Ortadoğu'daki aidiyet mücadeleleri, İsrail'in Dürzi toplumu ile kurduğu ilişkiyle çarpıcı bir hal alıyor. Yıllarca "sadakat" söylemiyle içeride meşrulaştırılan bu ilişki, bugün sınır ötesi vekil savaşlarının bir parçası haline geldi. Suriye'nin güneyindeki Süveyda'daki olaylar, İsrail-Dürzi ortaklığının karanlık yüzünü gözler önüne seriyor. Bu durum, İsrail'in hem iç politikada hem de dış müdahalelerde Dürzileri nasıl bir koz olarak kullandığını gösteriyor.

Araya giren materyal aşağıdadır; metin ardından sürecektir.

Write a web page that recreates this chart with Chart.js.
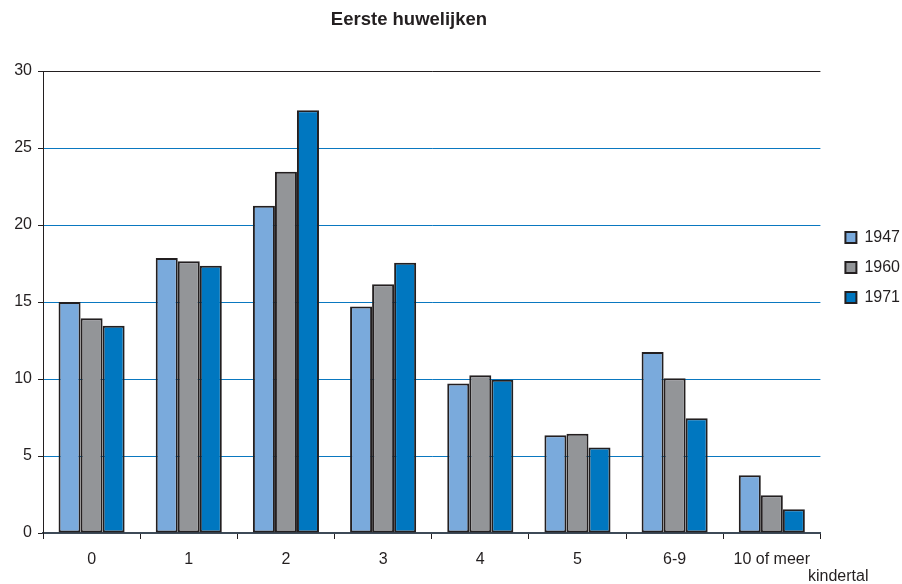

Sadık Ama Eşit Değil: İsrail ve Dürziler
İsrail Devleti'nin kuruluşundan itibaren Dürziler, Arap toplumlarından farklı bir statüye sahip oldular. İsrail yönetimi, Müslüman Araplarla çatışma odaklı bir ilişki sürdürürken, Dürzilere ayrıcalıklı bir muamele uyguladı. 1956'da çıkarılan zorunlu askerlik yasası, Yahudiler dışındaki hiçbir Arap topluluğa uygulanmazken, Dürziler için bir "sadakat testi" olarak kullanıldı. Bu durum, Dürzi toplumunda bölünmelere yol açtı. Bazıları İsrail'e entegrasyonu ulusal çıkar olarak görürken, diğerleri bunu gizli bir asimilasyon süreci olarak değerlendirdi. Ancak İsrail, bu özel ilişkiyi iç politikada ve dış müdahalelerde sürekli bir koz olarak kullandı. "Herev Taburu" (Kılıç Taburu) adlı tamamen Dürzi askerlerden oluşan birlik, İsrail'in Lübnan, Golan ve Gazze saldırılarında aktif rol aldı. 2015'te resmen dağıtılmış olsa da, Dürzi askerlerinin ordudaki etkisi azalmadı. 2018'deki "Ulus Devlet Yasası", bu kırılgan dengeyi sarstı ve Dürzi vatandaşlar eşitsizliğe karşı protestolar düzenledi.
Vekil Güç: Suriye'deki Dürzi Grupları
Suriye'deki iç savaşın ardından Süveyda, hem rejim güçlerinin hem de Dürzi toplumunun kontrolü altındaydı. Ancak 2023'ten itibaren İsrail ile bağlantılı ayrılıkçı Dürzi grupların kışkırtmalarıyla bölge istikrarsızlaşmaya başladı. Tel Aviv'le bağlantılı bazı Dürzi liderler, önce hükümet güçlerine karşı saldırılar düzenledi, ardından da Süveyda'daki Sünni Bedevi Araplara karşı şiddet uyguladı. "Bölgenin temizlenmesi gerektiği" yönündeki açıklamalar, Temmuz 2025'te şiddetli çatışmalara yol açtı. Hükümet güçleri bölgeden çekilse de, İsrail destekli Dürzi milislerinin provokasyonları devam etti. Bedevi Arap köylerine yapılan silahlı baskınlar, zorla tahliyeler ve yangınlar sonucu yüzlerce kişi yerinden edildi. İsrail bu gelişmeleri seyrederken, Savunma Bakanı Israel Katz doğrudan askeri müdahale tehdidinde bulundu. Başbakan Netanyahu ise Süveyda'daki vekil yapılanmaları meşrulaştırdı. İsrail'deki Dürzi ruhani lideri Şeyh Muvaffık Tarif'in ayrılıkçı Dürzilere verdiği destek ise olayların boyutunu gözler önüne seriyor.
Dürziler Arasında Farklı Sesler
Lübnanlı etkili Dürzi liderlerinden Velid Canpolat, İsrail müdahalesini reddederek, Suriye'deki Dürzilerin bölgesel hesaplaşmaların aracı yapılmasına karşı çıktı. Bu durum, Dürzi toplumu içindeki bölünmeyi ve İsrail'in ortaklık söyleminin tek sesli olmadığını gösteriyor. Diğer dini liderler de farklı tutumlar sergiliyor. Bazıları dış müdahaleyi desteklerken, bazıları ise kendi halklarıyla barışı inşa etmenin önemini vurguluyor. İsrail'deki Dürzi siyasiler ise bu vekalet savaşına ideolojik meşruiyet kazandırıyor. Bugün İsrail'in Dürzilerle ilişkisi, sadece tarihsel bir ayrıcalık veya sembolik bir sadakat ittifakı değil, doğrudan savaş coğrafyasında kullanılan bir vekalet düzenidir. Süveyda'daki olaylar, açık bir etnik mühendislik operasyonu olarak değerlendiriliyor.